** start of DATA LINES **

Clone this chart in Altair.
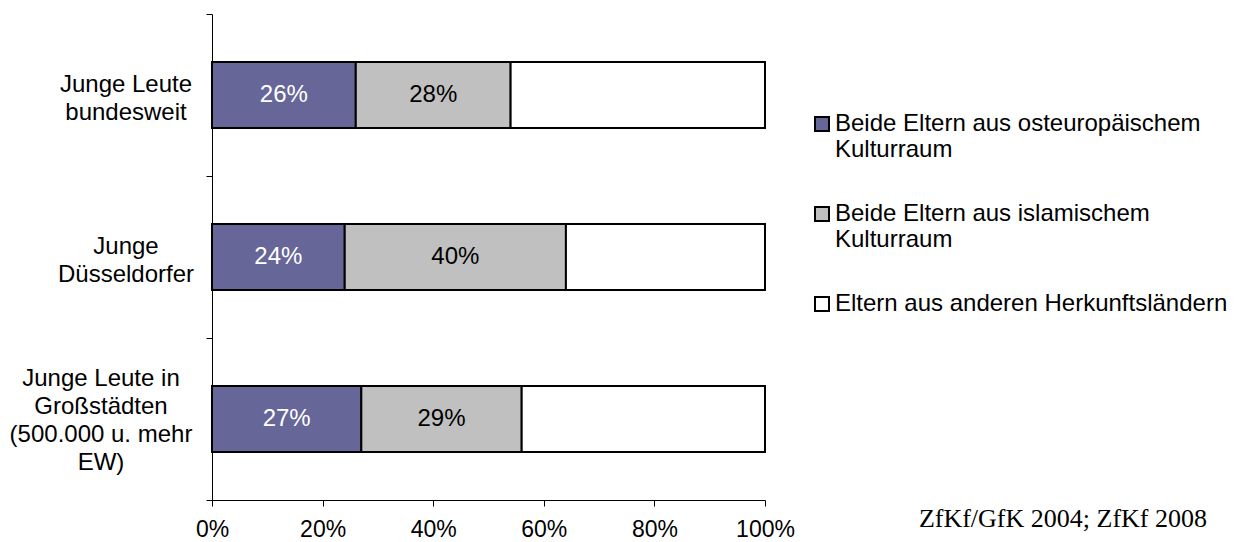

** end of DATA LINES **
** start of DATA LINES **

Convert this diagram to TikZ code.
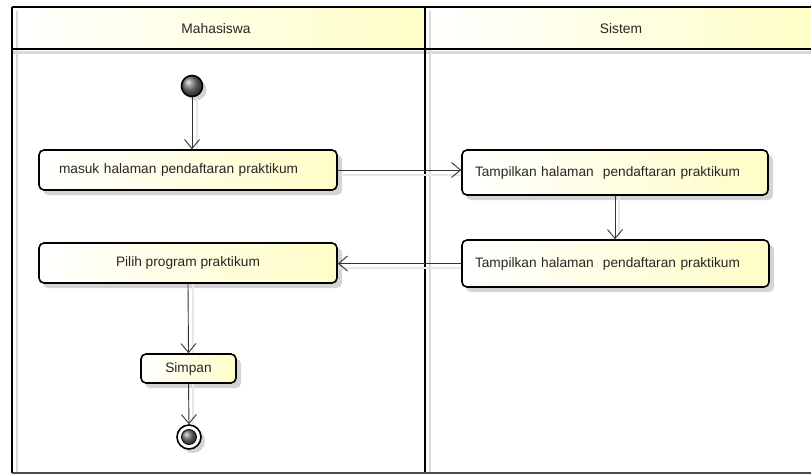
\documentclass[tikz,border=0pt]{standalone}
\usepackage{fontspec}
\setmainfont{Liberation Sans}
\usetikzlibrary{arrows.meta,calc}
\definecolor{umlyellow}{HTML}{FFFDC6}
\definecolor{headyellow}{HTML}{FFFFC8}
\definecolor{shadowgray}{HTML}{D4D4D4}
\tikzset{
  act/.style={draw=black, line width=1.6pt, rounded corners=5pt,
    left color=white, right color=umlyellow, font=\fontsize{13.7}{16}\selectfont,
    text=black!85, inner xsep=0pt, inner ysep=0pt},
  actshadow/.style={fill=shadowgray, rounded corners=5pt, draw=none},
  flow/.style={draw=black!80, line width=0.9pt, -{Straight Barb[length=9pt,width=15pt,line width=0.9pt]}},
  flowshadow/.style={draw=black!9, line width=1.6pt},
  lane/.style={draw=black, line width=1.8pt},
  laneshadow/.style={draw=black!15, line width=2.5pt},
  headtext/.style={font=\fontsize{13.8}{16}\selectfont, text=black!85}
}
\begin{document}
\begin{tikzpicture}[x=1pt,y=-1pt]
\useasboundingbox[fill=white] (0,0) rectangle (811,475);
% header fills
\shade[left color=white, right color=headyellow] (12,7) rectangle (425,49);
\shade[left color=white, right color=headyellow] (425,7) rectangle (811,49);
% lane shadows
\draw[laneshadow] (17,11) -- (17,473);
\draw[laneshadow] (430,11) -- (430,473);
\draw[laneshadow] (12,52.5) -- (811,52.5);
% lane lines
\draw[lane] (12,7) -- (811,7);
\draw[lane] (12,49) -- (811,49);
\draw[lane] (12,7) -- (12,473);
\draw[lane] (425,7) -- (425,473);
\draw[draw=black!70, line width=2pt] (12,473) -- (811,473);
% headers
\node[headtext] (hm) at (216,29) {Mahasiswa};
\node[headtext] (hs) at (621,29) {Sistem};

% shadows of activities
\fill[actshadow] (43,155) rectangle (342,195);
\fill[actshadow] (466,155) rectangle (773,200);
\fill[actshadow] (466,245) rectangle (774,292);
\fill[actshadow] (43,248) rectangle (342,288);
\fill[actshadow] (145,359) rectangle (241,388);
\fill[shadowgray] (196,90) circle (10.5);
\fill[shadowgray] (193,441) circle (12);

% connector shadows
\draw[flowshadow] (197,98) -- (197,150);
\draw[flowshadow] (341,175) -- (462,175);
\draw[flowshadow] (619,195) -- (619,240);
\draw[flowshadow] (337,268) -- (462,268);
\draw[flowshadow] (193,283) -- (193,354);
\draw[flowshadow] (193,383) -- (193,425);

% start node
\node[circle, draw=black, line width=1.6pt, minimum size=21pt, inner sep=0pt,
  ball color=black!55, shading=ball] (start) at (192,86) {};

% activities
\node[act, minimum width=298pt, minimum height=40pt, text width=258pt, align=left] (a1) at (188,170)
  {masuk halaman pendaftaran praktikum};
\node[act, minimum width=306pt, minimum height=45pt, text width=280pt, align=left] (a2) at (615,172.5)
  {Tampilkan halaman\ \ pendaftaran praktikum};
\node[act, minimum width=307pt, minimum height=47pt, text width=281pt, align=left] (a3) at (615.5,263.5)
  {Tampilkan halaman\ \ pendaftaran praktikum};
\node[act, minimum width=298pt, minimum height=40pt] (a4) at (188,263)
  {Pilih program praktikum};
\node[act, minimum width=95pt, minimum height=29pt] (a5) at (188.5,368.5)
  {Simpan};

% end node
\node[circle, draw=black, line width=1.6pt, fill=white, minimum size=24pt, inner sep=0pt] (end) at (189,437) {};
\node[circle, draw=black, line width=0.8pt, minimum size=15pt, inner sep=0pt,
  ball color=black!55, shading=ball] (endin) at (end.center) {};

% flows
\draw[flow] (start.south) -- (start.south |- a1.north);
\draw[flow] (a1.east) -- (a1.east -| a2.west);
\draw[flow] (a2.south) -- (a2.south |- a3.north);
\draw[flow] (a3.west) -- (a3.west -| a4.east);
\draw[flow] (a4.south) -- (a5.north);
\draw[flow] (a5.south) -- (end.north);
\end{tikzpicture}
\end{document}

** end of DATA LINES **
** start of DATA LINES **

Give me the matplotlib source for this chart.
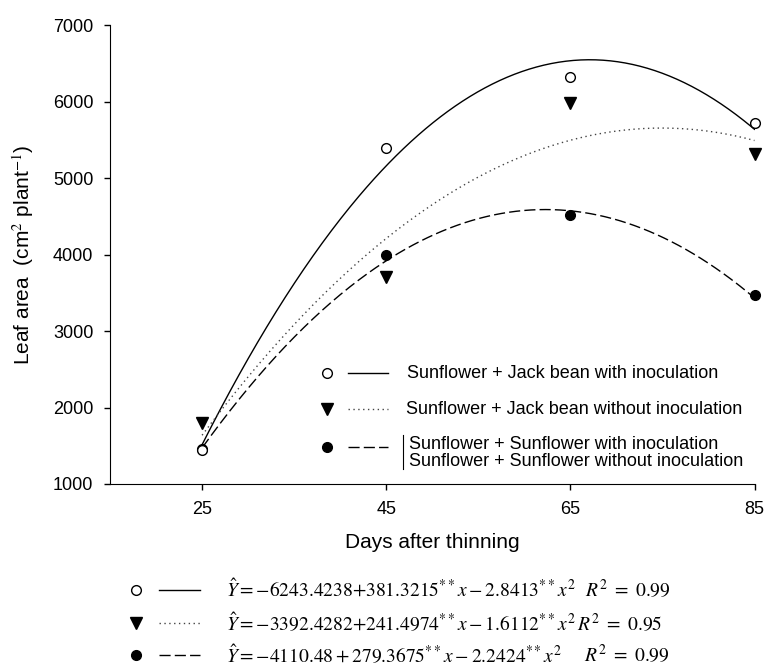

** end of DATA LINES **

▶ **REQUIRED WORK**
Which lines contain the word "chart"? Return each of them.

▶ **SOLUTION TO THE PROBLEM**
Clone this chart in Altair.
Give me the matplotlib source for this chart.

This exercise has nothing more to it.